First on the deputy PM’s agenda is the fact that Poland entered the crisis in enviable economic shape. “A good labour market situation, record low unemployment, balanced public finances, record low deficit, controlled public debt, reduced foreign debt and high economic growth, despite a slight slowdown,” all contributed to giving Poland room for manoeuvre when it came to emergency provisions, mitigation packages and even bailouts. He pointed out that Poland has the sixth largest fiscal stimulus package of the G20 plus Poland countries in terms of GDP ratio and that the lessons learnt from other crises is that “the state must be active. But it must act wisely.”

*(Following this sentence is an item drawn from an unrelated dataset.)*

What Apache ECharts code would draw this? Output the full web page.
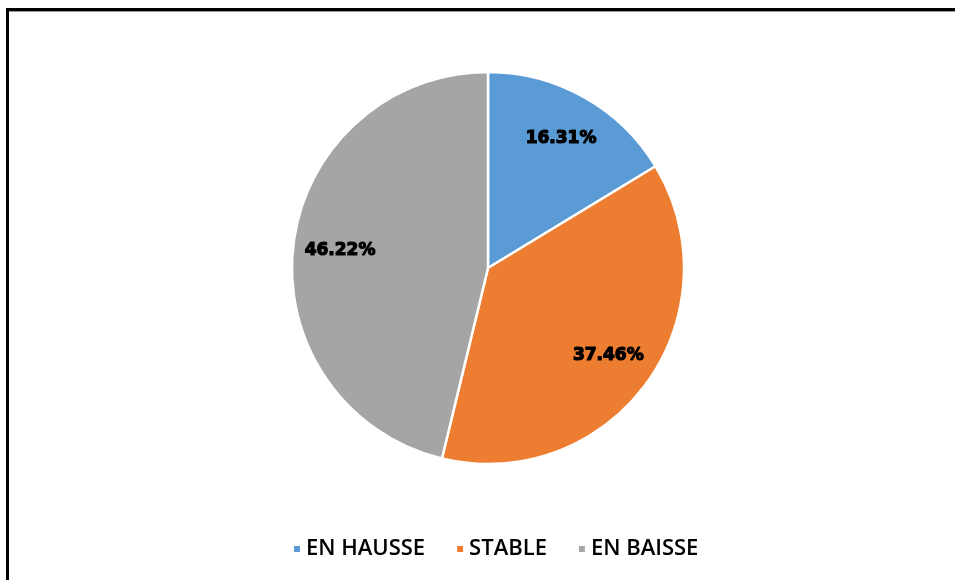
<!DOCTYPE html>
<html>
<head>
<meta charset="utf-8">
<script src="https://cdn.jsdelivr.net/npm/echarts@6/dist/echarts.min.js"></script>
<style>
  html, body { margin: 0; padding: 0; background: #fff; overflow: hidden; width: 955px; height: 580px; }
  #frame {
    position: absolute; left: 6px; top: 8px; width: 946px; height: 572px;
    border-left: 3px solid #000; border-top: 3px solid #000;
    border-right: none; border-bottom: none;
    box-shadow: inset 0 1px 0 #999;
  }
  #chart { position: absolute; left: 0; top: 0; width: 955px; height: 580px; }
</style>
</head>
<body>
<div id="frame"></div>
<div id="chart"></div>
<script>
var categories = ['EN HAUSSE', 'STABLE', 'EN BAISSE'];
var values = [16.31, 37.46, 46.22];
var colors = ['#5B9BD5', '#ED7D31', '#A5A5A5'];

var myChart = echarts.init(document.getElementById('chart'));

var pieData = categories.map(function(name, i) {
    return { name: name, value: values[i], itemStyle: { color: colors[i] } };
});

var option = {
    animation: false,
    legend: {
        data: categories,
        bottom: 15,
        left: 287,
        itemWidth: 8,
        itemHeight: 8,
        itemGap: 30,
        icon: 'rect',
        textStyle: {
            fontFamily: 'Open Sans',
            fontWeight: 600,
            fontSize: 22,
            color: '#000'
        }
    },
    series: [{
        name: 'main',
        type: 'pie',
        center: [488, 268],
        radius: [0, 196],
        startAngle: 90,
        clockwise: true,
        label: { show: false },
        labelLine: { show: false },
        itemStyle: { borderColor: '#fff', borderWidth: 2.5 },
        emphasis: { disabled: true },
        data: pieData
    }, {
        // transparent ring, only used to push the labels further out
        name: 'labels',
        type: 'pie',
        center: [488, 268],
        radius: [96, 196],
        startAngle: 90,
        clockwise: true,
        silent: true,
        itemStyle: { color: 'rgba(0,0,0,0)', borderWidth: 0 },
        label: {
            show: true,
            position: 'inside',
            formatter: function(p) { return p.value.toFixed(2) + '%'; },
            fontFamily: 'DejaVu Sans',
            fontWeight: 'bold',
            fontSize: 17,
            color: '#000',
            textBorderColor: '#000',
            textBorderWidth: 1.2
        },
        labelLine: { show: false },
        emphasis: { disabled: true },
        data: categories.map(function(name, i) {
            return { name: name, value: values[i] };
        })
    }]
};

myChart.setOption(option);
</script>
</body>
</html>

Comprehensive recovery tools including fiscal stimuli and monetary policy are one thing, but subsequent crises also need to be prepared for, the Polish culture minister wrote. Referring to Mariane Mazzucato’s expression “reconstruction of capitalism,” he cited the Polish Institute of Economics as advocating that this include a “multi-annual program of economic transformation, assuming a new approach to strategic reserves, strengthening the potential of domestic industry, investments in public services, including first and foremost healthcare.”
He continued by saying that the approach should also be a new opening in international trade, a fiscal stimulus “even at the cost of public finance consolidation, tax simplification, labor law reform.” This, Glinski wrote, should be coupled with a stimulation of strategic public investment including: “essential infrastructure, the modernisation of schools and hospitals , energy transformation, investments in the bio-technology and pharmaceutical sectors and increased spending on research and development.” All of the above he described as crucial for the survival of our communities.
Referring back to the Pancevski-Hinshaw article, Glinski highlighted that Poland’s experience historically is one of being threatened with complete annihilation and indeed the country disappeared from the map for 123 years, pointing out that some Poles remember the cataclysmic onslaught of the German Third Reich as well as 50 years of communist rule with the existential threat they represented. As a result, the search for politico-economic solutions to the post-COVID-19 reality are made with awareness and memory of the past: “And this may be a Polish lesson for the West,” he said.